Words: Elliott Hughes | Photography: Caterham Cars & Newspress
Caterham Cars has been sold to Japanese automotive distributor and dealership network, VT Holdings. The latest ownership change came into effect on March 31.
VT Holdings has been importing Caterhams into Japan since 2009, which represents the biggest market for the lightweight sports cars outside the shores of Britain, accounting for 120 sales per year.
The sale of the company to VT Holdings marks the start of the latest chapter of Caterham’s storied history, the origins of which began over 60 years ago when Colin Chapman launched the Lotus Seven in 1957.

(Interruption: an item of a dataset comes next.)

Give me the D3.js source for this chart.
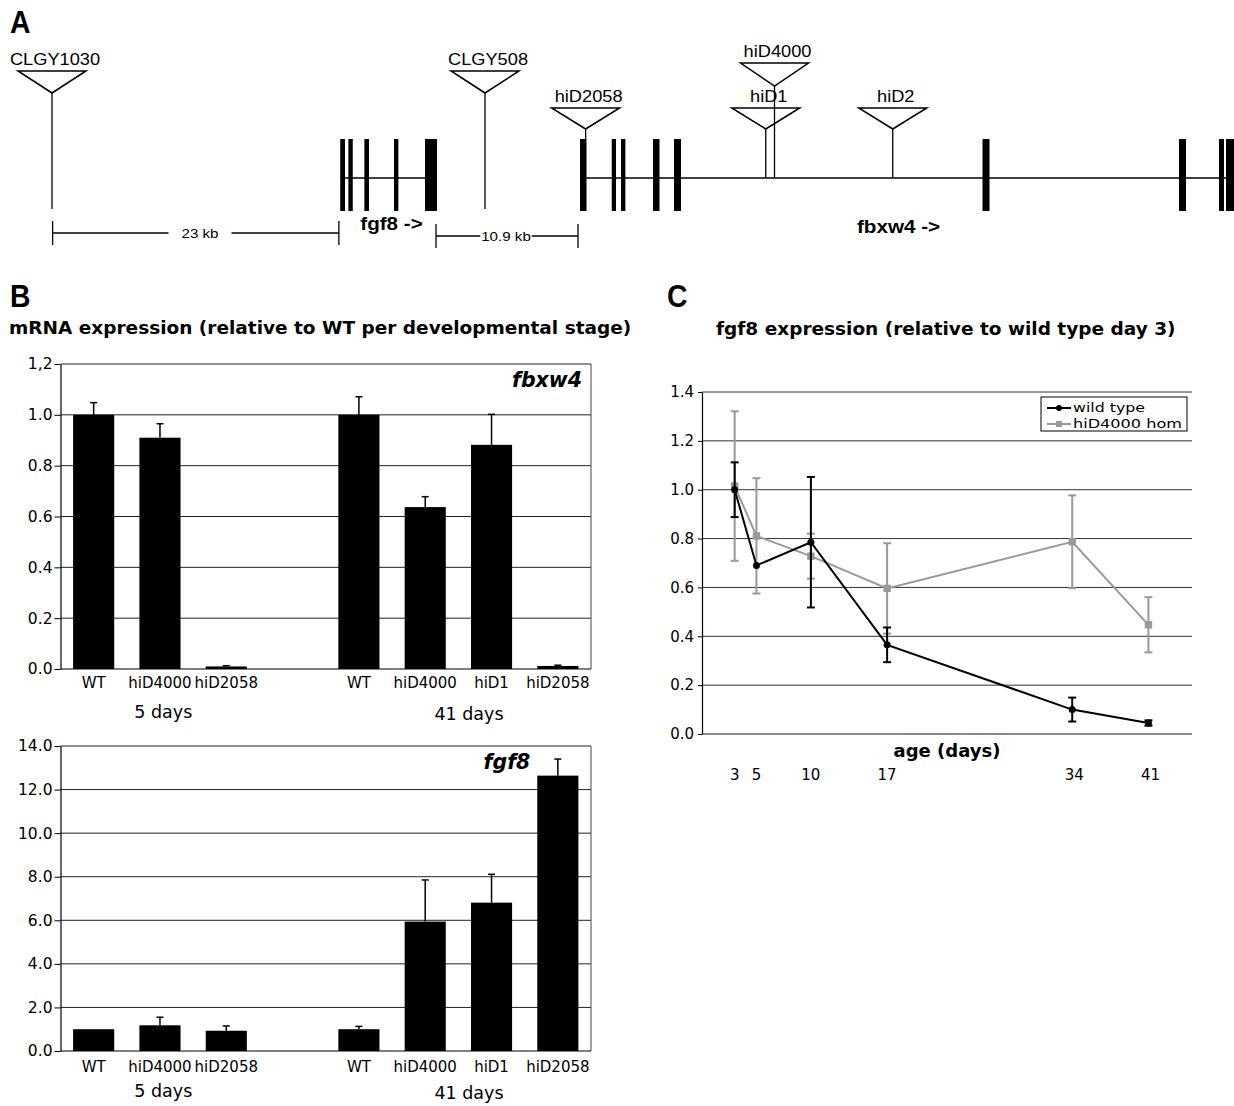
<!DOCTYPE html>
<html><head><meta charset="utf-8">
<script src="https://cdn.jsdelivr.net/npm/d3@7"></script>
<style>body{margin:0;background:#fff} svg{display:block}</style>
</head><body><svg id="fig" width="1234" height="1106"></svg>
<script>
// ================= DATA =================
// Panel A : genomic positions in kb (0 = CLGY1030 insertion)
const fgf8Exons = [[23.06,23.44],[23.71,24.06],[24.99,25.36],[27.36,27.71],[29.84,30.80]];
const fbxw4Exons = [[42.24,42.76],[44.78,45.12],[45.52,45.87],[48.08,48.60],[49.76,50.32],[74.44,75.00],[90.16,90.72],[93.36,93.76],[93.92,94.56]];
const genes = [
  {label:"fgf8 ->", start:23.06, end:30.80, labelAt:27.16},
  {label:"fbxw4 ->", start:42.48, end:94.56, labelAt:67.72}
];
const insertionNames = ["CLGY1030","CLGY508","hiD2058","hiD4000","hiD1","hiD2"];
const insertionPos   = [0, 34.64, 42.69, 57.80, 57.10, 67.26];
const insertionTier  = ["mid","mid","low","high","low","low"];
const insertionSite  = ["free","free","exon","intron","intron","intron"];
const scaleBarLabels = ["23 kb","10.9 kb"];
const scaleBarStart  = [0.05, 30.72];
const scaleBarEnd    = [22.95, 42.08];

// Panel B
const bCategories = ["WT","hiD4000","hiD2058","","WT","hiD4000","hiD1","hiD2058"];
const stageLabels = ["5 days","41 days"];
const stageCenters = [1.05, 5.66]; // in category-index units
const fbxw4Values = [1.00, 0.91, 0.010, null, 1.00, 0.637, 0.882, 0.012];
const fbxw4Errors = [0.048, 0.055, 0.003, null, 0.071, 0.041, 0.120, 0.003];
const fbxw4Ticks = [0,0.2,0.4,0.6,0.8,1.0,1.2];
const fbxw4TickLabels = ["0.0","0.2","0.4","0.6","0.8","1.0","1,2"];
const fgf8Values = [1.00, 1.18, 0.93, null, 1.00, 5.94, 6.81, 12.64];
const fgf8Errors = [0, 0.37, 0.22, null, 0.13, 1.91, 1.30, 0.76];
const fgf8Ticks = [0,2,4,6,8,10,12,14];
const fgf8TickLabels = ["0.0","2.0","4.0","6.0","8.0","10.0","12.0","14.0"];

// Panel C
const ageDays = [3,5,10,17,34,41];
const wtMean = [1.000, 0.690, 0.785, 0.365, 0.100, 0.045];
const wtErr  = [0.112, 0, 0.267, 0.071, 0.049, 0.011];
const homMean = [1.015, 0.811, 0.728, 0.596, 0.787, 0.447];
const homErr  = [0.306, 0.236, 0.092, 0.185, 0.190, 0.113];
const cTicks = [0,0.2,0.4,0.6,0.8,1.0,1.2,1.4];
const cTickLabels = ["0.0","0.2","0.4","0.6","0.8","1.0","1.2","1.4"];
const seriesNames = ["wild type","hiD4000 hom"];

// ================= DRAW =================
const svg = d3.select("#fig");
svg.append("rect").attr("width",1234).attr("height",1106).attr("fill","#fff");
const VERD = "'DejaVu Sans', Verdana, sans-serif";
const ARIAL = "'Liberation Sans', Arial, sans-serif";

function panelLetter(t,x,y){
  svg.append("text").attr("transform",`translate(${x},${y}) scale(1.05,1.15)`).text(t)
    .style("font-family",ARIAL).style("font-weight","bold").style("font-size","27px");
}
panelLetter("A",10,33); panelLetter("B",10,307); panelLetter("C",667,307);

// ---------- Panel A ----------
const gA = svg.append("g");
const xA = d3.scaleLinear().domain([0,94.56]).range([52,1234]);
const SX = 1.14;
function sText(g,x,y,t,size,weight,anchor,sx){
  return g.append("text").attr("transform",`translate(${x},${y}) scale(${sx||SX},1)`)
    .attr("text-anchor",anchor||"middle").text(t)
    .style("font-family",ARIAL).style("font-size",size+"px").style("font-weight",weight||"normal");
}
const intronY = 178, exonTop = 139, exonBot = 211;
genes.forEach(g=>{
  gA.append("line").attr("x1",xA(g.start)).attr("x2",xA(g.end)).attr("y1",intronY).attr("y2",intronY)
    .attr("stroke","#000").attr("stroke-width",1.5);
});
gA.selectAll("rect.exon").data(fgf8Exons.concat(fbxw4Exons)).enter().append("rect")
  .attr("x",d=>xA(d[0])).attr("width",d=>xA(d[1])-xA(d[0]))
  .attr("y",exonTop).attr("height",exonBot-exonTop).attr("fill","#000");
const tierTop = {high:63, mid:71, low:108};
const triH = {high:23, mid:22, low:21};
const siteEnd = {free:209, exon:exonTop, intron:intronY};
insertionNames.forEach((n,i)=>{
  const x = xA(insertionPos[i]);
  const top = tierTop[insertionTier[i]], apex = top + triH[insertionTier[i]];
  gA.append("line").attr("x1",x).attr("x2",x).attr("y1",apex).attr("y2",siteEnd[insertionSite[i]])
    .attr("stroke","#000").attr("stroke-width",1.3);
  gA.append("path").attr("d",`M${x-34},${top}L${x+34},${top}L${x},${apex}Z`)
    .attr("fill","none").attr("stroke","#000").attr("stroke-width",1.5);
  sText(gA,x+3,top-6,n,16);
});
genes.forEach((g,i)=>{
  sText(gA,xA(g.labelAt),i===0?230:233,g.label,17.5,"bold","middle",1.18);
});
scaleBarLabels.forEach((lab,i)=>{
  const x1 = xA(scaleBarStart[i]), x2 = xA(scaleBarEnd[i]);
  const y = i===0?233:236;
  const cx = i===0 ? 200 : 506;
  const t = sText(gA,cx,y+4.5,lab,13.5,"normal","middle",1.12);
  const w = t.node().getComputedTextLength()*1.12;
  const pad = i===0?13:1;
  gA.append("line").attr("x1",x1).attr("x2",cx-w/2-pad).attr("y1",y).attr("y2",y).attr("stroke","#000").attr("stroke-width",1.3);
  gA.append("line").attr("x1",cx+w/2+pad).attr("x2",x2).attr("y1",y).attr("y2",y).attr("stroke","#000").attr("stroke-width",1.3);
  [x1,x2].forEach(xx=>gA.append("line").attr("x1",xx).attr("x2",xx).attr("y1",y-12).attr("y2",y+12).attr("stroke","#000").attr("stroke-width",1.3));
});

// ---------- Panel B ----------
svg.append("text").attr("x",9).attr("y",334).text("mRNA expression (relative to WT per developmental stage)")
  .style("font-family",VERD).style("font-weight","bold").style("font-size","18.5px");

function barChart(values, errors, ticks, tickLabels, top, bottom, geneLabel, geneX, geneAnchor, labY, stageY){
  const left = 60.5, right = 591;
  const g = svg.append("g");
  const x = d3.scaleBand().domain(d3.range(bCategories.length)).range([left,right]).paddingInner(0.38).paddingOuter(0.19);
  const y = d3.scaleLinear().domain([0, d3.max(ticks)]).range([bottom, top]);
  g.selectAll("line.grid").data(ticks.filter(t=>t>0)).enter().append("line")
    .attr("x1",left).attr("x2",right).attr("y1",d=>y(d)).attr("y2",d=>y(d))
    .attr("stroke","#222").attr("stroke-width",1);
  g.append("line").attr("x1",right).attr("x2",right).attr("y1",top).attr("y2",bottom).attr("stroke","#444").attr("stroke-width",1);
  const idx = d3.range(bCategories.length).filter(i=>values[i]!=null);
  g.selectAll("rect.bar").data(idx).enter().append("rect")
    .attr("x",i=>x(i)).attr("width",x.bandwidth())
    .attr("y",i=>y(values[i])).attr("height",i=>y(0)-y(values[i])).attr("fill","#000");
  idx.filter(i=>errors[i]>0).forEach(i=>{
    const cx = x(i)+x.bandwidth()/2;
    g.append("line").attr("x1",cx).attr("x2",cx).attr("y1",y(values[i])).attr("y2",y(values[i]+errors[i])).attr("stroke","#000").attr("stroke-width",1.5);
    g.append("line").attr("x1",cx-3.5).attr("x2",cx+3.5).attr("y1",y(values[i]+errors[i])).attr("y2",y(values[i]+errors[i])).attr("stroke","#000").attr("stroke-width",1.5);
  });
  const ax = g.append("g").attr("transform",`translate(${left},0)`)
    .call(d3.axisLeft(y).tickValues(ticks).tickFormat((d,i)=>tickLabels[i]).tickSize(6).tickSizeOuter(0).tickPadding(2));
  ax.select(".domain").attr("stroke","#000").attr("stroke-width",1.2);
  ax.selectAll(".tick line").attr("stroke","#000");
  ax.selectAll("text").style("font-family",VERD).style("font-size","15.5px").attr("fill","#000");
  g.append("line").attr("x1",left).attr("x2",right).attr("y1",bottom).attr("y2",bottom).attr("stroke","#000").attr("stroke-width",1.2);
  bCategories.forEach((c,i)=>{
    if(!c) return;
    g.append("text").attr("x",x(i)+x.bandwidth()/2).attr("y",labY).attr("text-anchor","middle").text(c)
      .style("font-family",VERD).style("font-size","15px");
  });
  stageLabels.forEach((s,k)=>{
    g.append("text").attr("x",left + x.step()*(stageCenters[k]+0.5)).attr("y",stageY+ (k?2:0)).attr("text-anchor","middle").text(s)
      .style("font-family",VERD).style("font-size","17.5px");
  });
  g.append("text").attr("x",geneX).attr("y",top+23).attr("text-anchor",geneAnchor).text(geneLabel)
    .style("font-family",VERD).style("font-size","20.5px").style("font-weight","bold").style("font-style","italic");
}
barChart(fbxw4Values, fbxw4Errors, fbxw4Ticks, fbxw4TickLabels, 364, 669, "fbxw4", 582, "end", 688, 718);
barChart(fgf8Values, fgf8Errors, fgf8Ticks, fgf8TickLabels, 746, 1051, "fgf8", 507, "middle", 1072, 1097);

// ---------- Panel C ----------
svg.append("text").attr("x",716).attr("y",335).text("fgf8 expression (relative to wild type day 3)")
  .style("font-family",VERD).style("font-weight","bold").style("font-size","18.5px");
const gC = svg.append("g");
const cL = 702, cR = 1192, cT = 392, cB = 734;
const xC = d3.scaleLinear().domain([0,45]).range([cL,cR]);
const yC = d3.scaleLinear().domain([0,1.4]).range([cB,cT]);
gC.selectAll("line.grid").data(cTicks.filter(t=>t>0)).enter().append("line")
  .attr("x1",cL).attr("x2",cR).attr("y1",d=>yC(d)).attr("y2",d=>yC(d)).attr("stroke","#333").attr("stroke-width",1);
gC.append("line").attr("x1",cL).attr("x2",cR).attr("y1",cB).attr("y2",cB).attr("stroke","#666").attr("stroke-width",1.3);
const axC = gC.append("g").attr("transform",`translate(${cL},0)`)
  .call(d3.axisLeft(yC).tickValues(cTicks).tickFormat((d,i)=>cTickLabels[i]).tickSize(4).tickSizeOuter(0).tickPadding(4));
axC.select(".domain").attr("stroke","#000").attr("stroke-width",1.2);
axC.selectAll("text").style("font-family",VERD).style("font-size","15px").attr("fill","#000");
ageDays.forEach(d=>{
  gC.append("text").attr("x",xC(d)+(d>30?2:0)).attr("y",780).attr("text-anchor","middle").text(d)
    .style("font-family",VERD).style("font-size","15px");
});
gC.append("text").attr("x",(cL+cR)/2).attr("y",757).attr("text-anchor","middle").text("age (days)")
  .style("font-family",VERD).style("font-size","18px").style("font-weight","bold");

const series = [
  {name:seriesNames[1], mean:homMean, err:homErr, color:"#999999", marker:"square", lw:2},
  {name:seriesNames[0], mean:wtMean, err:wtErr, color:"#000000", marker:"circle", lw:2}
];
const lineGen = d3.line();
series.forEach(s=>{
  const pts = ageDays.map((d,i)=>[xC(d), yC(s.mean[i])]);
  ageDays.forEach((d,i)=>{
    if(!s.err[i]) return;
    const cx = xC(d), y1 = yC(s.mean[i]-s.err[i]), y2 = yC(s.mean[i]+s.err[i]);
    gC.append("line").attr("x1",cx).attr("x2",cx).attr("y1",y1).attr("y2",y2).attr("stroke",s.color).attr("stroke-width",2);
    [y1,y2].forEach(yy=>gC.append("line").attr("x1",cx-4).attr("x2",cx+4).attr("y1",yy).attr("y2",yy).attr("stroke",s.color).attr("stroke-width",2));
  });
  gC.append("path").attr("d",lineGen(pts)).attr("fill","none").attr("stroke",s.color).attr("stroke-width",s.lw);
  pts.forEach(p=>{
    if(s.marker==="circle") gC.append("circle").attr("cx",p[0]).attr("cy",p[1]).attr("r",3.5).attr("fill",s.color);
    else gC.append("rect").attr("x",p[0]-3.7).attr("y",p[1]-3.7).attr("width",7.4).attr("height",7.4).attr("fill",s.color);
  });
});
// legend
const lg = gC.append("g");
lg.append("rect").attr("x",1041).attr("y",397).attr("width",146).attr("height",34).attr("fill","#fff").attr("stroke","#000").attr("stroke-width",1);
[series[1], series[0]].forEach((s,k)=>{
  const ly = k===0 ? 408 : 424;
  lg.append("line").attr("x1",1047).attr("x2",1071).attr("y1",ly).attr("y2",ly).attr("stroke",s.color).attr("stroke-width",2);
  if(s.marker==="circle") lg.append("circle").attr("cx",1059).attr("cy",ly).attr("r",3).attr("fill",s.color);
  else lg.append("rect").attr("x",1056).attr("y",ly-3).attr("width",6).attr("height",6).attr("fill",s.color);
  lg.append("text").attr("x",1073).attr("y",ly+4).text(s.name)
    .attr("textLength", k===0?72:109).attr("lengthAdjust","spacingAndGlyphs")
    .style("font-family",VERD).style("font-size","12.5px");
});
</script></body></html>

When Lotus was in the process of launching the Esprit in the early 1970s, Chapman wanted his company to shed its ‘kit-car’ image, so he sold the rights to produce the Seven to Graham Nearn in 1973. Caterham Cars was born, continuing the legacy of Chapman’s iconic design.
Nearn’s involvement ended in 2005, after which Caterham was run by an ex-Lotus management team led by Ansar Ali and Mark Edwards. When Ansar Ali left in 2012, Graham Mcdonald became the new CEO.
The outgoing owners are Malaysian businessmen Tony Fernandes and Kamarudin Meranun, who bought Caterham Cars in 2012. Their tenure at the helm of the British manufacturer heralded a three-year entry into Formula 1 from 2012-2014, although the team enjoyed little success there, failing to score points in 56 starts.
In addition to a Formula 1 team, Fernandes and Meranun planned to build a mid-engined, lightweight Caterham sports car in conjunction with Renault. Unfortunately this project fell through, but it did morph into what we now know as the rebooted Alpine A110.
VT Holdings will continue to import other British marques into its 200-strong dealership network in Japan, including Royal Enfield and Lotus. Nissan, Honda, VW and BMW are also accounted for by the company, which has significant investments in South Africa, Spain and the UK.
VT Holdings CEO Kazuho Takahashi has assured Caterham fans that the marque’s identity and heritage will remain intact despite its new ownership direction:
“We are proud to welcome Caterham to the group. We have not only purchased a globally renowned performance car manufacturer but become custodians of a motoring legend. We will protect and develop the Seven to meet the legislative challenges that lie ahead.”
Takahashi boasts 25 years of motor sport experience, having raced in prestigious events such as the Le Mans 24 Hours and Suzuka 1000km. He has lined up on a mix of grids during his racing career, including Super GT, Japan Grand Touring Championships and Super Endurance Championships.
Graham MacDonald, chief executive of Caterham Cars, is confident Takahashi’s motor sport credentials will be an important asset for the company:
“Takahashi-san and the team truly understand the DNA of the Caterham brand, our heritage, our customers and our passions. As a team, we’re all excited about starting to write the next chapter for this very special brand.”
The looming question for Caterham’s immediate future is how its new owners will deal with the question of electrification. The heaviness of EV powertrains flies in the face of Caterham’s tenets of lightness and driver-focused purity; the technology will have to develop significantly if it is to be successfully introduced. The development of synthetic fuels or possible legal exemptions for small-scale manufacturers could also offer hope that Caterhams can live on unadulterated.
In the short term, VT Holding’s takeover of the British company provides much-needed security for the firm during challenging times ahead.